The post-partum Patient Burger, a signature at the Cura Hospitality-managed hospital, has built a large fan base that stretches way beyond the delivery room. “Now, people come off the streets and order it in our cafeteria,” said Paul Roberts, executive chef at Woman’s Hospital.
The cheeseburger was on the menu before Roberts arrived two years ago, but he added a few of his own touches to make it even more craveable.
“I season it with salt, pepper, garlic powder, onion powder and Montreal steak seasoning, then marinate the grilled burger in au jus so it doesn’t dry out,” he said. Roberts and his team can prep 15 to 20 burgers at a time with this technique, so they’re at the ready when new moms are at their hungriest, just coming out of childbirth.

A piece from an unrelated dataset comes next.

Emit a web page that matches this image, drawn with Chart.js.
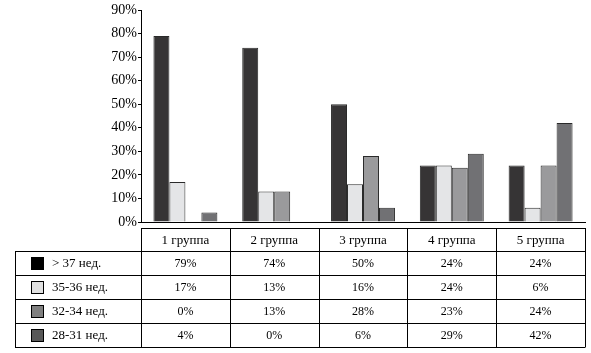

To complete the burger build, the kitchen melts American cheese on top, then layers lettuce, tomato, red onions and pickle slices on the patty and places it on a buttery, toasted brioche bun. Condiments and fries are served on the side. If the mom’s spouse or birthing partner wants one, too, the burger combo goes for $9 in the hospital cafeteria.
Roberts and his staff make about 80 burgers a day for post-partum moms, their partners, hospital employees, room service patients and locals who have heard that it’s the best burger in town.
Case in point: One day, Roberts started chatting with a Baton Rouge police officer, sharing that he is the executive chef at Woman’s Hospital. The officer’s wife had recently given birth to twins and the policeman was raving about the cheeseburger. Some eaters have even posted photos and reviews on social media.
Aside from its craveable flavor profile, the Patient Burger makes a restorative post-partum meal. Sarah McBroom, a registered dietitian at the hospital, said that women lose a lot of blood during childbirth. Beef is loaded with iron, an important component of blood.
For Roberts, all the attention around the Patient Burger is going a long way to elevate the reputation of hospital food. “It’s come 180 degrees from where it used to be, said the executive chef, who serves about 600 breakfasts and 700 to 800 lunches every day. “We have items like hand-carved roast beef and scratch-made fried chicken on the line.”
He loves to cook dishes from other countries, too, and is especially proud of the curries he’s created for the menu. He also recently introduced jollof rice, a West African specialty, and frequently offers jerk chicken, jerk fish and fried plantains from the Caribbean.
“I recognize that food has healing powers in all cultures,” Roberts said.